Si se observa al ministro de Educación, Abraham Weintraub, surge el
reflejo exacto de hasta qué punto es bizarro el gobierno de Bolsonaro.
Además de cometer errores elementales de ortografía cuando escribe y
de concordancia gramatical cuando habla, ese señor decidió dar
instrucciones prohibiendo que profesores, alumnos, funcionarios y
–¡atención!– padres de alumnos difundan convocatorias y participen de
manifestaciones callejeras contrarias a su gestión y al gobierno.
La sola constatación de que semejante esperpento autoritario sea
ministro nada menos que de Educación muestra, de manera cristalina, no
sólo la aberración que es ese gobierno como la disposición inoxidable de
Bolsonaro de cumplir lo anunciado, o sea, desmantelar todo.
Hubo, desde luego, iniciativas directas del presidente a través de
decretos que pasarán por examen en el Congreso.

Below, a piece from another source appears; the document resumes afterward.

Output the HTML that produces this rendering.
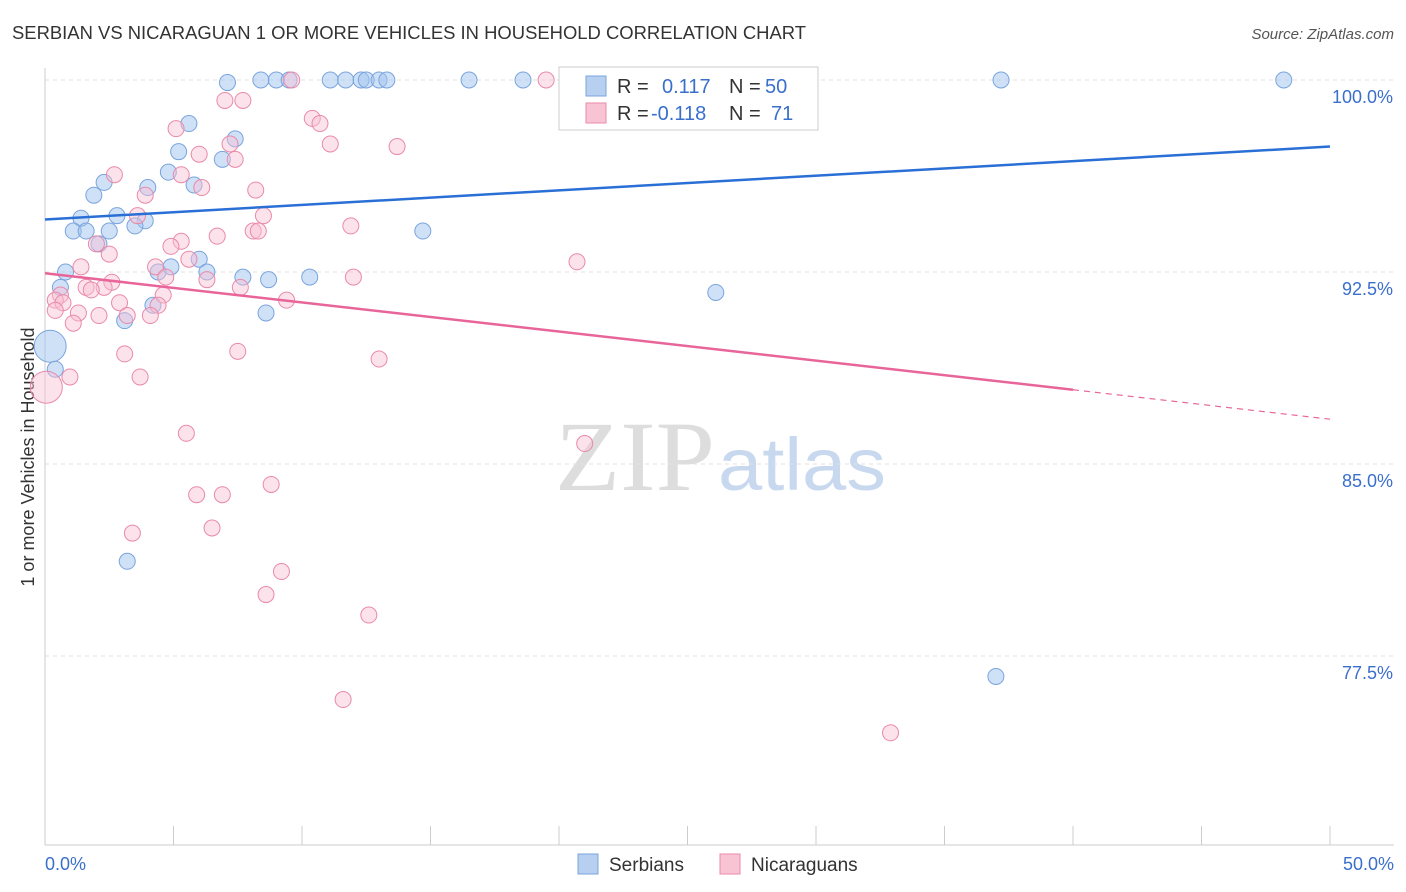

La más relevante libera
el uso de armas para toda la población, el porte de armas para una
veintena de categorías, como camioneros, además de permitir que los
propietarios rurales puedan tener fusiles de guerra
para defender su patrimonio.
Técnicos del Congreso apuntaron al menos 20 irregularidades jurídicas
en el decreto, y al menos otra docena que contrarían frontalmente a la
Constitución.
Nada, sin embargo, muestra mejor el rumbo tomado por Brasil que la
retracción de la economía – ya se sabe que 2019 es un año perdido– y la
expansión de la crisis social.
Brasil entra al mes de junio con unos 12 millones 500 mil
desempleados y otros 28 millones de subempleados o con un trabajo
precario. Cuarenta millones: una población similar a la de Argentina, a
cuatro veces la de Portugal, a más de una de Canadá y a casi cinco la de
Suiza.
Siempre se podrá decir que se trata de herencia de los tiempos tenebrosos de Temer, y es verdad.
Pero hay que reconocer que el cuadro empeoró en cinco meses, gracias a
los denodados esfuerzos de Jair Bolsonaro para cumplir lo anunciado:
desmantelar urgentemente el país hasta llevar sus restos al precipicio.
Lo peor de todo es que no se vislumbra ninguna salida esperanzadora en el horizonte.